Por outro lado, ouvimos ecos de coisas que Frank Black tem andado a fazer, de forma quase sempre excelente, sendo ignorado pelo mundo. Black, que assumiu que toda a sua enorme produção musical está agora confinada aos Pixies, perdeu a obsessão de separar os dois mundos, e a banda ganha com isso. Em vez de compor músicas “à Pixies”, Black está a aproveitar a sua aparentemente inesgotável fonte de música nova para a ir adaptando à banda da sua vida. Que ganha com isso, como podemos ouvir em “Bel Esprit”.
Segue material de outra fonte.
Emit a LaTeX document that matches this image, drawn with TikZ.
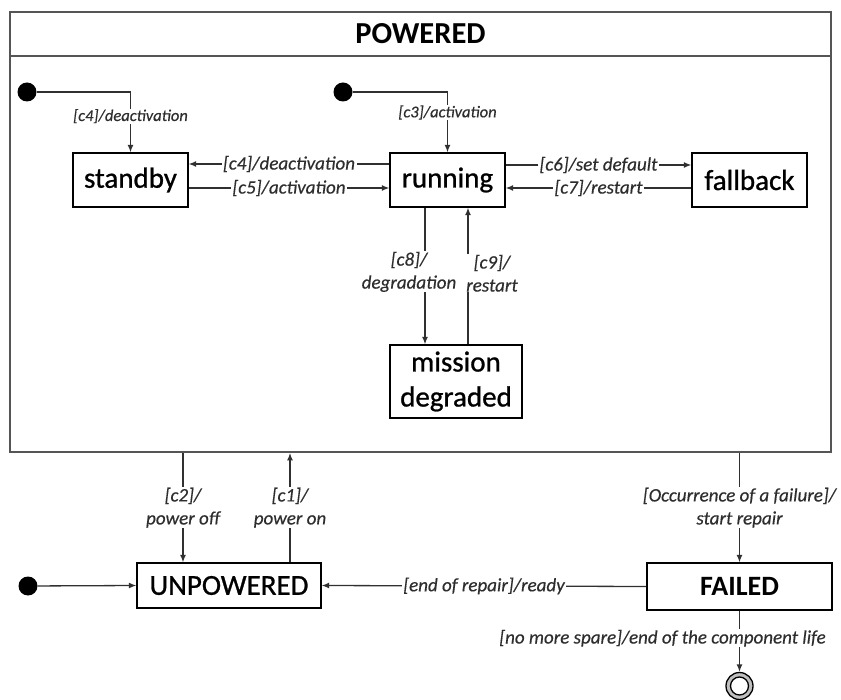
\documentclass[tikz,border=0pt]{standalone}
\usepackage{fontspec}
\setmainfont{Carlito}
\newfontfamily\statefont{Carlito}[FakeBold=0.9]
\newfontfamily\labelfont{Carlito}[FakeBold=0.35]
\usetikzlibrary{arrows.meta,calc}
\definecolor{linegray}{HTML}{303030}
\definecolor{framegray}{HTML}{555555}
\definecolor{labelgray}{HTML}{2E2E2E}
\begin{document}
\begin{tikzpicture}[x=1pt,y=-1pt,
  statebox/.style={draw=black, line width=1.3pt, fill=white, text=black,
    font=\statefont\fontsize{29}{31}\selectfont, inner sep=0pt,
    minimum width=115pt, minimum height=54pt},
  conn/.style={draw=linegray, line width=1.3pt, -{Latex[length=7.5pt,width=6pt]}},
  lbl/.style={fill=white, text=labelgray, font=\labelfont\fontsize{19}{23}\selectfont\itshape,
    inner xsep=1.5pt, inner ysep=0.5pt, align=center},
  lblsmall/.style={lbl, font=\labelfont\fontsize{16.5}{19}\selectfont\itshape},
  initdot/.style={circle, fill=black, inner sep=0pt, minimum size=19pt},
]
\useasboundingbox (0,0) rectangle (841,700);

% composite state POWERED
\node[draw=framegray, line width=1.8pt, inner sep=0pt,
      minimum width=821pt, minimum height=440pt] (powered) at (420.5,232) {};
\draw[framegray, line width=1.5pt] ([yshift=-45pt]powered.north west) -- ([yshift=-45pt]powered.north east);
\node[font=\bfseries\fontsize{30.5}{32}\selectfont] (poweredtitle) at ($(powered.north)+(0,23)$) {POWERED};

% inner states
\node[statebox] (standby) at (130.5,180) {standby};
\node[statebox] (running) at (447.5,180) {running};
\node[statebox] (fallback) at (749.5,180) {fallback};
\node[statebox, minimum width=132pt, minimum height=73pt, align=center,
      font=\statefont\fontsize{29}{35}\selectfont] (mission) at (456,381.5) {mission\\degraded};

% outer states
\node[statebox, minimum width=184pt, minimum height=45pt] (unpowered) at (229,585.5) {UNPOWERED};
\node[statebox, minimum width=185pt, minimum height=47pt,
      font=\bfseries\fontsize{28}{30}\selectfont] (failed) at (739.5,586.5) {FAILED};

% initial and final pseudo-states
\node[initdot] (init1) at (27,92) {};
\node[initdot] (init2) at (343,92) {};
\node[initdot] (init3) at (28,586) {};
\node[circle, inner sep=0pt, minimum size=27pt, draw=black, line width=1.3pt, fill=gray!50] (final) at (739.5,686) {};
\node[circle, inner sep=0pt, minimum size=18pt, draw=black, line width=1.3pt, fill=white] (finalinner) at (final) {};

% transitions inside POWERED
\draw[conn] (init1) -| node[lblsmall, pos=0.7] {[c4]/deactivation} (standby.north);
\draw[conn] (init2) -| node[lblsmall, pos=0.67] {[c3]/activation} (running.north);

\draw[conn] ([yshift=16pt]running.west) -- node[lbl] {[c4]/deactivation} ([yshift=16pt]standby.east);
\draw[conn] ([yshift=-8pt]standby.east) -- node[lbl] {[c5]/activation} ([yshift=-8pt]running.west);
\draw[conn] ([yshift=15pt]running.east) -- node[lbl] {[c6]/set default} ([yshift=15pt]fallback.west);
\draw[conn] ([yshift=-8pt]fallback.west) -- node[lbl] {[c7]/restart} ([yshift=-8pt]running.east);

\coordinate (c8top) at ([xshift=-22.5pt]running.south);
\coordinate (c8bot) at (c8top |- mission.north);
\draw[conn] (c8top) -- node[lbl, pos=0.47, xshift=-16pt] {[c8]/\\degradation} (c8bot);
\coordinate (c9top) at ([xshift=20.5pt]running.south);
\coordinate (c9bot) at (c9top |- mission.north);
\draw[conn] (c9bot) -- node[lbl, pos=0.52, xshift=24pt] {[c9]/\\restart} (c9top);

% transitions between the top-level states
\coordinate (c2bot) at ([xshift=-46pt]unpowered.north);
\coordinate (c2top) at (c2bot |- powered.south);
\draw[conn] (c2top) -- node[lbl] {[c2]/\\power off} (c2bot);
\coordinate (c1bot) at ([xshift=61pt]unpowered.north);
\coordinate (c1top) at (c1bot |- powered.south);
\draw[conn] (c1bot) -- node[lbl] {[c1]/\\power on} (c1top);

\coordinate (failtop) at (failed.north |- powered.south);
\draw[conn] (failtop) -- node[lbl] {[Occurrence of a failure]/\\start repair} (failed.north);
\draw[conn] (failed.west) -- node[lbl] {[end of repair]/ready} (unpowered.east);
\draw[conn] (init3) -- (unpowered.west);
\draw[conn] (failed.south) -- node[lbl, pos=0.45, xshift=-77pt] {[no more spare]/end of the component life} (final.north);
\end{tikzpicture}
\end{document}
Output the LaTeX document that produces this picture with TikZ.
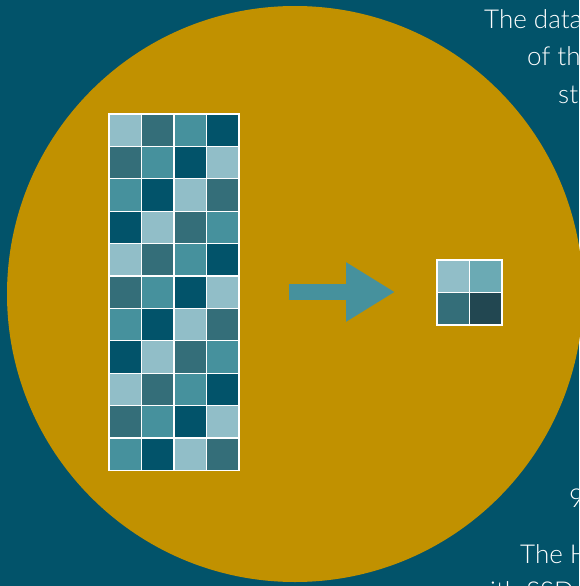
\documentclass[tikz,border=0pt]{standalone}
\usepackage{fontspec}
\setmainfont{Lato Light}[BoldFont=Lato]
\usetikzlibrary{arrows.meta}
\definecolor{backteal}{HTML}{02536A}
\definecolor{gold}{HTML}{C19100}
\definecolor{shade0}{HTML}{91BEC8}
\definecolor{shade1}{HTML}{346E79}
\definecolor{shade2}{HTML}{46919D}
\definecolor{shade3}{HTML}{02536A}
\definecolor{small0}{HTML}{91BEC8}
\definecolor{small1}{HTML}{6BAAB4}
\definecolor{small2}{HTML}{346E79}
\definecolor{small3}{HTML}{224751}
\tikzset{cell/.style={draw=white, line width=1.2pt, minimum width=32.5pt, minimum height=32.4pt, inner sep=0pt, outer sep=0pt},
	note/.style={anchor=base west, text=white, inner sep=0pt, font=\fontsize{26}{31}\selectfont}}
\begin{document}
\begin{tikzpicture}[x=1pt, y=-1pt]
	\fill[backteal] (0,0) rectangle (579,586);
	\useasboundingbox (0,0) rectangle (579,586);
	\fill[gold] (295,294) circle (288pt);
	\foreach \r in {0,...,10}
		\foreach \c in {0,...,3}{
			\pgfmathtruncatemacro\k{mod(\r+\c,4)}
			\node[cell, fill=shade\k] (big-\r-\c) at (125.25+32.5*\c, 130.2+32.4*\r) {};
		}
	\foreach \r in {0,1}
		\foreach \c in {0,1}{
			\pgfmathtruncatemacro\k{2*\r+\c}
			\node[cell, fill=small\k] (small-\r-\c) at (453.25+32.5*\c, 276.25+32.5*\r) {};
		}
	\coordinate (arrowtail) at (289,292);
	\coordinate (arrowtip) at (395,292);
	\draw[shade2, line width=16pt, -{Triangle[length=49pt, width=56pt]}] (arrowtail) -- (arrowtip);
	\node[note] (top-1) at (484,29) {The data};
	\node[note] (top-2) at (527,66) {of th};
	\node[note] (top-3) at (558,103) {st};
	\node[note] (low-1) at (569,507) {9};
	\node[note] (low-2) at (520,563) {The H};
	\node[note] (low-3) at (490,600) {ith SSD};
\end{tikzpicture}
\end{document}
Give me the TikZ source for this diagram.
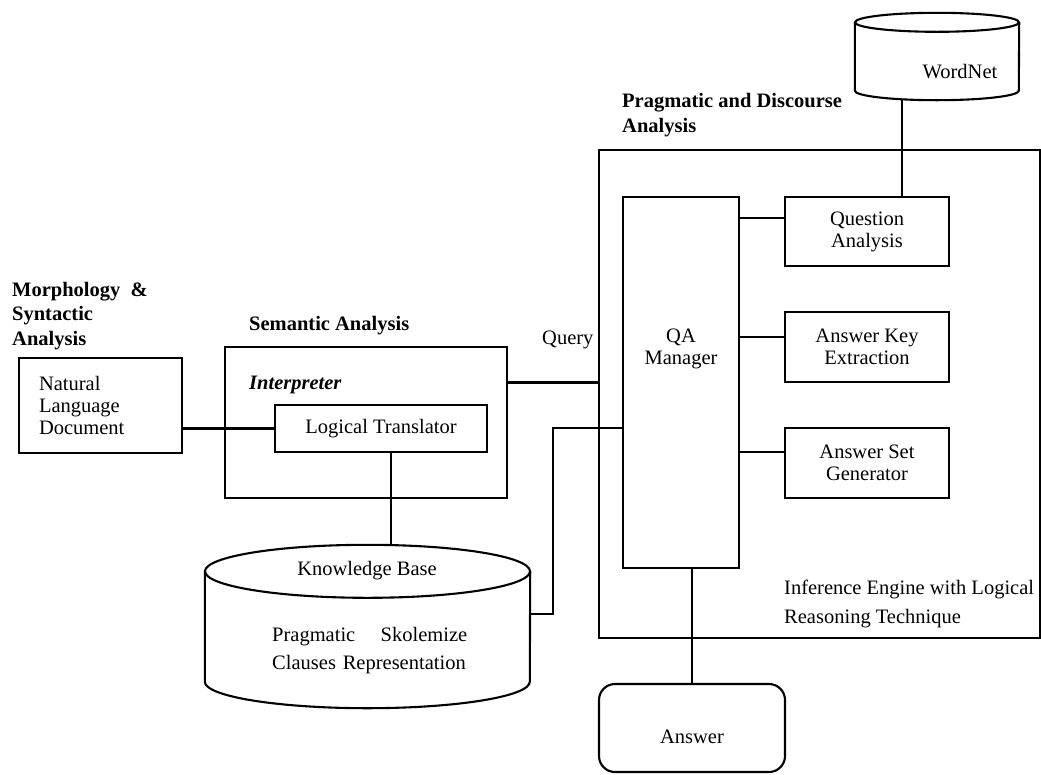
\documentclass[tikz,border=0pt]{standalone}
\usepackage{fontspec}
\setmainfont{Liberation Serif}

\tikzset{
    stroke/.style={line width=2.1pt},
    box/.style={draw, stroke, rectangle, inner sep=0pt, align=center,
        font=\fontsize{20.5}{22}\selectfont},
    drum/.style={inner sep=0pt},
    lbl/.style={anchor=west, inner sep=0pt, align=left,
        font=\fontsize{20.5}{24.5}\selectfont\bfseries},
    txt/.style={inner sep=0pt, align=left, font=\fontsize{20.5}{28.5}\selectfont}
}
% cylinder outline on a named node: #1 node, #2 x radius, #3 y radius
\newcommand{\drumline}[3]{
    \draw[stroke] ([yshift=-#3]#1.north) ellipse [x radius=#2, y radius=#3];
    \draw[stroke] ([yshift=-#3]#1.north west) -- ([yshift=#3]#1.south west)
        arc [start angle=180, end angle=360, x radius=#2, y radius=#3]
        -- ([yshift=-#3]#1.north east);
}

\begin{document}
\begin{tikzpicture}[x=1pt, y=-1pt]
    \useasboundingbox (0,0) rectangle (1041,774);

    % left part
    \node[lbl] (morph) at (12,316) {Morphology \ \&\\Syntactic\\Analysis};
    \node[box, align=left, minimum width=163, minimum height=95, text width=123]
        (nld) at (100.5,405.5) {Natural\\Language\\Document};
    \node[box, minimum width=282, minimum height=151] (sem) at (366,422.5) {};
    \node[lbl] (semlbl) at (249,326) {Semantic Analysis};
    \node[lbl, font=\fontsize{20.5}{24.5}\selectfont\bfseries\itshape]
        (interp) at (249,385) {Interpreter};
    \node[box, minimum width=212, minimum height=47] (lt) at (381,428.5) {Logical Translator};

    % knowledge base
    \node[drum, minimum width=325, minimum height=163] (kb) at (367.5,626.5) {};
    \drumline{kb}{162.5pt}{26.5pt}
    \node[txt] (kbtitle) at (367,571) {Knowledge Base};
    \node[txt, anchor=west, text width=195] (kbbody) at (272,650.5)
        {Pragmatic\hfill Skolemize\\Clauses Representation};

    \node[txt, anchor=west] (query) at (542,340) {Query};

    % inference engine
    \node[box, minimum width=441, minimum height=488] (infer) at (819.5,394) {};
    \node[lbl, font=\fontsize{20.5}{25}\selectfont\bfseries]
        (praglbl) at (622,115.5) {Pragmatic and Discourse\\Analysis};
    \node[txt, anchor=west] (inferlbl) at (784,604)
        {Inference Engine with Logical\\Reasoning Technique};
    \node[box, minimum width=116, minimum height=371] (qa) at (681,382.5) {};
    \node[txt, align=center, font=\fontsize{20.5}{22}\selectfont] (qalbl) at (681,349) {QA\\Manager};
    \node[box, minimum width=164, minimum height=69] (qan) at (867,231.5) {Question\\Analysis};
    \node[box, minimum width=164, minimum height=70] (ak) at (867,347) {Answer Key\\Extraction};
    \node[box, minimum width=164, minimum height=70] (asg) at (867,463) {Answer Set\\Generator};

    \node[drum, minimum width=164, minimum height=87] (wn) at (937,56.5) {};
    \drumline{wn}{82pt}{9.5pt}
    \node[txt] (wnlbl) at (960,72) {WordNet};

    \node[box, rounded corners=16pt, minimum width=186, minimum height=88, text height=32pt]
        (ans) at (692,728) {Answer};

    % connectors
    \coordinate (kbturn) at (553,428);
    \draw[stroke] (lt.west -| nld.east) -- (lt.west);
    \draw[stroke] ([xshift=10pt]lt.south) -- ([xshift=10pt]lt.south |- kb.north);
    \draw[stroke] (qa.west -| sem.east) -- (qa.west -| infer.west);
    \draw[stroke] ([yshift=12.5pt]kb.east) -| (kbturn) -- (kbturn -| qa.west);
    \foreach \b/\s in {qan/13.5, ak/10, asg/11}
        \draw[stroke] ([yshift=\s pt]\b.west) -- ([yshift=\s pt]\b.west -| qa.east);
    \draw[stroke] ([xshift=35pt]qan.north) -- ([xshift=35pt]qan.north |- wn.south);
    \draw[stroke] (ans.north) -- (ans.north |- qa.south);
\end{tikzpicture}
\end{document}
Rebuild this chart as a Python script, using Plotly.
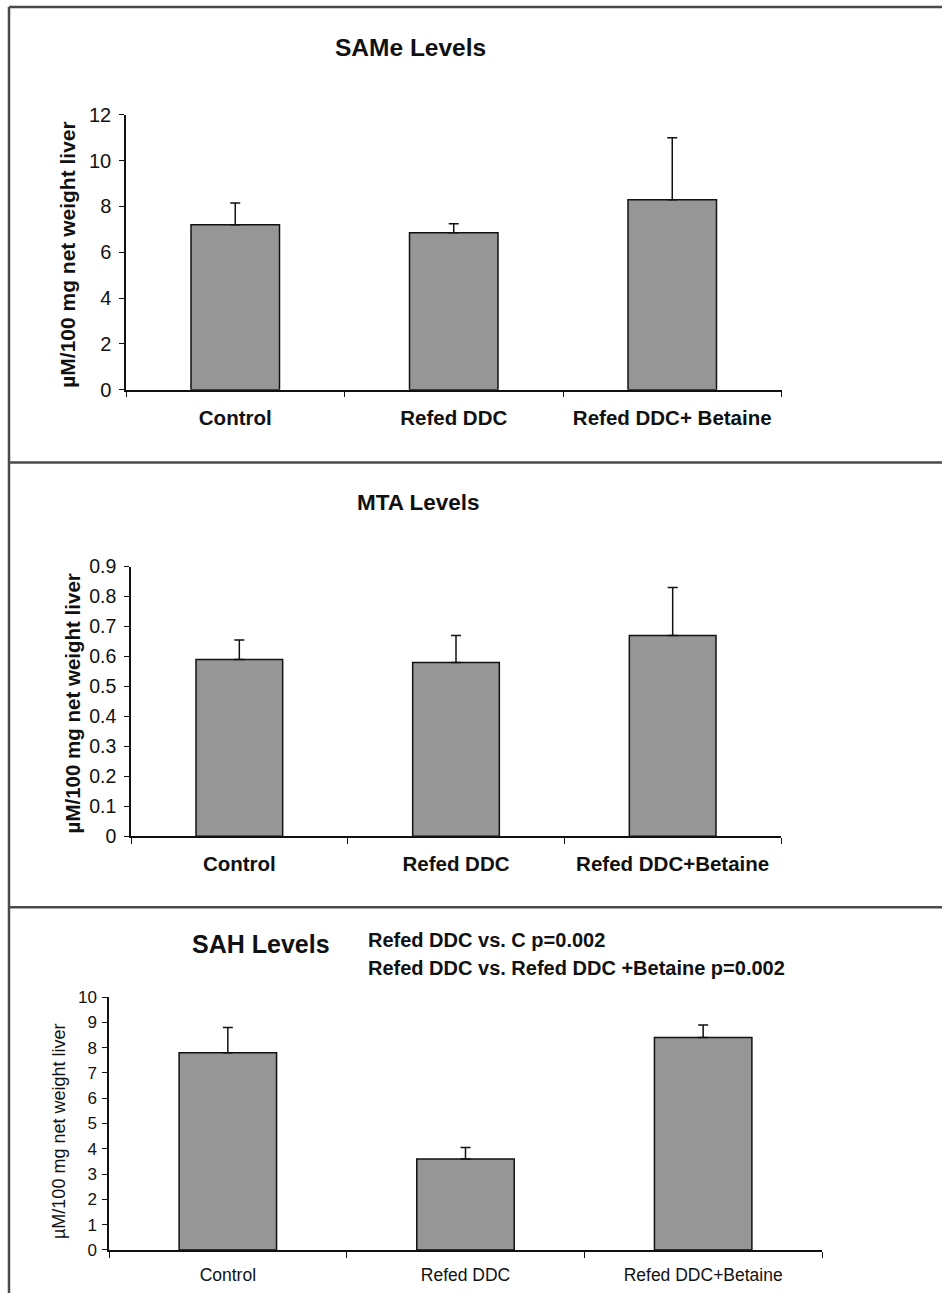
import plotly.graph_objects as go

# ---- data ----
categories_1 = ["Control", "Refed DDC", "Refed DDC+ Betaine"]
same_mean = [7.2, 6.85, 8.3]
same_err = [0.95, 0.4, 2.7]

categories_2 = ["Control", "Refed DDC", "Refed DDC+Betaine"]
mta_mean = [0.59, 0.58, 0.67]
mta_err = [0.065, 0.09, 0.16]

categories_3 = ["Control", "Refed DDC", "Refed DDC+Betaine"]
sah_mean = [7.8, 3.6, 8.4]
sah_err = [1.0, 0.45, 0.5]

same_ticks = [0, 2, 4, 6, 8, 10, 12]
mta_ticks = [0, 0.1, 0.2, 0.3, 0.4, 0.5, 0.6, 0.7, 0.8, 0.9]
mta_ticktext = ["0", "0.1", "0.2", "0.3", "0.4", "0.5", "0.6", "0.7", "0.8", "0.9"]
sah_ticks = list(range(0, 11))

W, H = 942, 1304
# vertical placement: layout positions below are page pixels; the page
# puts the figure a little lower and slightly shorter than its own pixels
Y_OFFSET, Y_SCALE = 10.0, 0.984
FONT = "Arial, Liberation Sans, sans-serif"
BAR_FILL = "#969696"


def px_x(x):
    return x / W


def px_y(y):
    f = (y - Y_OFFSET) / Y_SCALE
    return 1 - f / H


fig = go.Figure()


def add_panel(idx, cats, mean, err, width):
    fig.add_trace(go.Bar(
        x=cats, y=mean, width=width,
        marker=dict(color=BAR_FILL, line=dict(color="#111111", width=1.5)),
        error_y=dict(type="data", symmetric=False, array=err,
                     arrayminus=[0] * len(err), color="#111111",
                     thickness=1.5, width=5),
        xaxis="x" if idx == 1 else f"x{idx}",
        yaxis="y" if idx == 1 else f"y{idx}",
        showlegend=False,
        hoverinfo="x+y",
    ))


add_panel(1, categories_1, same_mean, same_err, 0.405)
add_panel(2, categories_2, mta_mean, mta_err, 0.40)
add_panel(3, categories_3, sah_mean, sah_err, 0.41)


def xaxis(domain, anchor, size, bold, standoff):
    return dict(
        domain=domain, anchor=anchor, type="category", range=[-0.5, 2.5],
        showline=True, linecolor="#111111", linewidth=1.5,
        ticks="outside", tickson="boundaries", ticklen=6, tickwidth=1.2,
        tickcolor="#111111", showgrid=False, zeroline=False,
        tickfont=dict(family=FONT, size=size, color="#111111",
                      weight="bold" if bold else "normal"),
        ticklabelstandoff=standoff, fixedrange=True,
    )


def yaxis(domain, anchor, rng, tickvals, ticktext, size, standoff):
    return dict(
        domain=domain, anchor=anchor, range=rng,
        tickvals=tickvals, ticktext=ticktext,
        showline=True, linecolor="#111111", linewidth=1.5,
        ticks="outside", ticklen=5, tickwidth=1.2, tickcolor="#111111",
        showgrid=False, zeroline=False,
        tickfont=dict(family=FONT, size=size, color="#111111"),
        ticklabelstandoff=standoff, fixedrange=True,
    )


layout = dict(
    width=W, height=H,
    margin=dict(l=0, r=0, t=0, b=0),
    paper_bgcolor="white", plot_bgcolor="white",
    xaxis=xaxis([px_x(126), px_x(781.5)], "y", 20.5, True, 9),
    yaxis=yaxis([px_y(389), px_y(114)], "x", [0, 12], same_ticks,
                [str(v) for v in same_ticks], 20, 4),
    xaxis2=xaxis([px_x(131), px_x(781)], "y2", 20.5, True, 8),
    yaxis2=yaxis([px_y(836), px_y(566)], "x2", [0, 0.9], mta_ticks,
                 mta_ticktext, 19.5, 4),
    xaxis3=xaxis([px_x(109), px_x(822)], "y3", 17.5, False, 8),
    yaxis3=yaxis([px_y(1250), px_y(997)], "x3", [0, 10], sah_ticks,
                 [str(v) for v in sah_ticks], 17, 2),
)
fig.update_layout(**layout)

# ---- titles and text ----
ann = []


def text(x, y, s, size, bold=True, angle=0, xanchor="center"):
    ann.append(dict(
        x=px_x(x), y=px_y(y), xref="paper", yref="paper", text=s,
        showarrow=False, textangle=angle, xanchor=xanchor, yanchor="middle",
        font=dict(family=FONT, size=size, color="#111111",
                  weight="bold" if bold else "normal"),
    ))


text(410, 47, "SAMe Levels", 24.5)
text(418, 502, "MTA Levels", 22.5)
text(261, 944, "SAH Levels", 25)
text(366, 940, "Refed DDC vs. C p=0.002", 20, xanchor="left")
text(366, 968, "Refed DDC vs. Refed DDC +Betaine p=0.002", 20, xanchor="left")

ytitle = "\u00b5M/100 mg net weight liver"
text(68, 254, ytitle, 21, angle=-90)
text(72, 703, ytitle, 20.5, angle=-90)
text(59, 1132, ytitle, 18, bold=False, angle=-90)
fig.update_layout(annotations=ann)

# ---- panel frame lines ----
shapes = []
frame_color = "#4a4a4a"
for y in (6, 462, 907):
    shapes.append(dict(type="line", xref="paper", yref="paper",
                       x0=px_x(9), x1=1, y0=px_y(y), y1=px_y(y),
                       line=dict(color=frame_color, width=2.5)))
shapes.append(dict(type="line", xref="paper", yref="paper",
                   x0=px_x(9), x1=px_x(9), y0=px_y(6), y1=0,
                   line=dict(color=frame_color, width=2.5)))
fig.update_layout(shapes=shapes)

fig.write_html("out.html")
De salientar ainda a contribuição de Lenchantin, cuja voz límpida e cristalina é aproveitada em quase todos os temas, devolvendo-nos o jogo masculino/feminino que contribuiu para algumas das melhores canções da banda. “All I think about now”, a título de exemplo, é interessante. É a única cantada apenas por Lenchantin, composta por esta, que a aceitou cantar apenas se Black escrevesse a letra e a dedicasse a Kim Deal. Estranho? Sim, mas de certa forma a única maneira de uma banda particular como os Pixies lidar com esta passagem de testemunho. E sim, soa demasiado a “Where is my mind”, mas não me vão ouvir a queixar disso.
Face a Indie Cindy, o que temos é uma espécie de recentragem da banda, um verdadeiro novo começo depois de uma falsa (re)partida. Tem melhores canções, de um conjunto que parece mais coeso, mais confiante, mais feliz, mais motivado para o que aí vem.
Voltando a início deste texto, é claro que temos o problema de estar em território sagrado. E o Evangelho segundo Black escrito há mais de 20 anos é uma herança muito pesada de seguir, sobretudo por uma malta que anda à volta dos 50 anos e assenta a sua vida numa música adolescente para os adolescentes que pensam (alguém se lembra do college rock?). Head Carrier não é dos melhores discos dos Pixies, mas é facilmente melhor do que a grande maioria do rock que ainda se faz por aí. Mais, é um álbum que não cora de vergonha ao pé dos discos dos 80s/90s, e isso é já um enorme feito do qual, francamente, já não esperávamos que eles fossem capazes.
Um disco de que os fãs vão gostar e que, ouvido sem preconceitos, consegue ser relevante em 2016.